- Born: Jozef Van Hove 16 November 1919 Berchem, Antwerp, Belgium
- Died: 2 May 2014 (aged 94) Olen, Antwerp, Belgium
- Nationality: Belgian
- Area(s): Artist, writer
- Notable works: Piet Pienter en Bert Bibber

= Pom (comics) =

Belgian cartoonist (1919–2014)

Jozef Van Hove, better known as Pom, (16 November 1919 – 2 May 2014) was a Belgian comics writer and artist, mainly known for the humorous-satirical adventure comic strip Piet Pienter en Bert Bibber published in Gazet van Antwerpen. Pom was one of the best known Flemish comics authors of the 1950s. Between 1955 and 1995, 45 comic books were published of his newspaper comic strip.

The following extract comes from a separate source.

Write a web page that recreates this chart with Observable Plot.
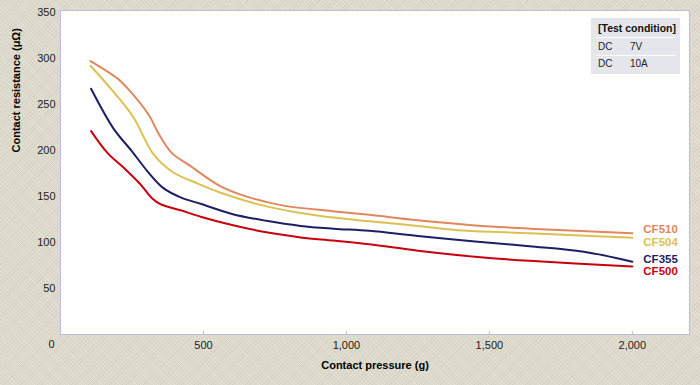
<!DOCTYPE html>
<html>
<head>
<meta charset="utf-8">
<script src="https://cdn.jsdelivr.net/npm/d3@7"></script>
<script src="https://cdn.jsdelivr.net/npm/@observablehq/plot@0.6"></script>
<style>
  html, body { margin: 0; padding: 0; background: #dddacc; }
  #wrap { position: relative; width: 700px; height: 385px; overflow: hidden;
    background-color: #dddacc;
    background-image: repeating-linear-gradient(45deg, rgba(255,255,255,0.18) 0 1px, transparent 1px 3px),
                      repeating-linear-gradient(-45deg, rgba(0,0,0,0.04) 0 1px, transparent 1px 3px);
    font-family: "Liberation Sans", Arial, Helvetica, sans-serif; }
  #cond { position: absolute; left: 591px; top: 18px; width: 89px; height: 56px; background: #e5e6eb; color: #222; font-size: 10px; }
  #cond div { position: absolute; white-space: nowrap; }
  #cond .sep { height: 1px; background: #fff; left: 5px; width: 79px; }
</style>
</head>
<body>
<div id="wrap"></div>
<script>
// ---- data ----
const seriesNames = ["CF510", "CF504", "CF355", "CF500"];
const seriesColors = ["#e0875d", "#dcc152", "#1c1f66", "#c8000e"];

const pressure510 = [105, 200, 230, 310, 340, 390, 450, 560, 660, 780, 950, 1080, 1250, 1450, 1640, 2000];
const resistance510 = [297, 278, 269, 238, 220, 197, 184, 161, 149, 140, 134, 130, 124, 118.5, 115, 110];

const pressure504 = [105, 190, 255, 325, 395, 480, 560, 710, 840, 955, 1080, 1250, 1410, 1640, 2000];
const resistance504 = [292, 262, 236, 196, 176, 164, 154, 140, 132, 127, 123, 118, 113, 110, 105];

const pressure355 = [107, 185, 250, 305, 360, 420, 490, 600, 720, 840, 955, 1080, 1250, 1450, 1640, 1830, 2000];
const resistance355 = [267, 224, 199, 177, 159, 149, 142, 131, 123.5, 118, 115, 112.6, 107, 101, 96, 90, 79];

const pressure500 = [107, 165, 225, 280, 320, 350, 420, 490, 600, 720, 840, 955, 1080, 1250, 1450, 1640, 2000];
const resistance500 = [221, 197, 180, 163, 148, 141.5, 135, 128, 119, 111, 105.5, 102, 98, 91, 84.5, 80, 74];

const xTicks = [500, 1000, 1500, 2000];
const yTicks = [50, 100, 150, 200, 250, 300, 350];

const conditionTitle = "[Test condition]";
const conditionRows = [["DC", "7V"], ["DC", "10A"]];

// ---- build table ----
const pressures = [pressure510, pressure504, pressure355, pressure500];
const resistances = [resistance510, resistance504, resistance355, resistance500];
const rows = [];
seriesNames.forEach((name, i) => {
  pressures[i].forEach((p, j) => rows.push({series: name, pressure: p, resistance: resistances[i][j]}));
});
const lastRows = seriesNames.map((name, i) => ({
  series: name, pressure: pressures[i][pressures[i].length - 1], resistance: resistances[i][resistances[i].length - 1]
}));
const labelNudge = {CF510: -3.5, CF504: 4.5, CF355: -2.5, CF500: 5};

const font = '"Liberation Sans", Arial, Helvetica, sans-serif';
const frameColor = "#bcbcd8";

const chart = Plot.plot({
  width: 700,
  height: 385,
  marginLeft: 60,
  marginRight: 11,
  marginTop: 10,
  marginBottom: 51,
  style: {fontFamily: font, fontSize: "11px", background: "transparent", color: "#222"},
  x: {domain: [0, 2200]},
  y: {domain: [0, 352]},
  color: {domain: seriesNames, range: seriesColors},
  marks: [
    Plot.frame({fill: "white", stroke: frameColor}),
    Plot.axisY({ticks: yTicks, tickSize: 0, tickPadding: 5, label: null, fill: "#222"}),
    Plot.axisX({ticks: xTicks, tickFormat: d3.format(","), tickSize: -3, tickPadding: 10, label: null, stroke: frameColor, fill: "#222"}),
    Plot.text(["0"], {x: () => 0, y: () => 0, text: d => d, dx: -9, dy: 10, fill: "#222"}),
    Plot.line(rows, {x: "pressure", y: "resistance", z: "series", stroke: "series", strokeWidth: 2, curve: "catmull-rom"}),
    ...lastRows.map(d => Plot.text([d], {
      x: "pressure", y: "resistance", text: "series", fill: "series",
      textAnchor: "start", dx: 11, dy: labelNudge[d.series], fontWeight: "bold", fontSize: 11.5
    })),
    Plot.text(["Contact pressure (g)"], {frameAnchor: "bottom", text: d => d, dy: 34, fontWeight: "bold", fontSize: 11, fill: "#000"}),
    Plot.text(["Contact resistance (\u03bc\u03a9)"], {frameAnchor: "left", text: d => d, rotate: -90, dx: -44, dy: -20, fontWeight: "bold", fontSize: 11, fill: "#000"})
  ]
});

const wrap = document.getElementById("wrap");
wrap.appendChild(chart);

// test condition box
const box = document.createElement("div");
box.id = "cond";
const t = document.createElement("div");
t.textContent = conditionTitle;
t.style.cssText = "left:7px;top:4px;font-weight:bold;font-size:10.5px;color:#111";
box.appendChild(t);
conditionRows.forEach((r, i) => {
  const sep = document.createElement("div");
  sep.className = "sep";
  sep.style.top = (19 + i * 18) + "px";
  box.appendChild(sep);
  const a = document.createElement("div");
  a.textContent = r[0];
  a.style.cssText = `left:7px;top:${23 + i * 17}px`;
  const b = document.createElement("div");
  b.textContent = r[1];
  b.style.cssText = `left:39px;top:${23 + i * 17}px`;
  box.appendChild(a); box.appendChild(b);
});
wrap.appendChild(box);
</script>
</body>
</html>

In 2010, a new album of Piet Pienter en Bert Bibber was created by Tom Bouden, with the collaboration of Luc Cromheecke, Dirk Stallaert, Steven Dupré, Martin Lodewijk, Marc Verhaegen, Willy Linthout, Jean-Pol, Steve Van Bael, Kim, Michael Vincent, Wim Swerts, Marc Legendre, Charel Cambré and Hec Leemans.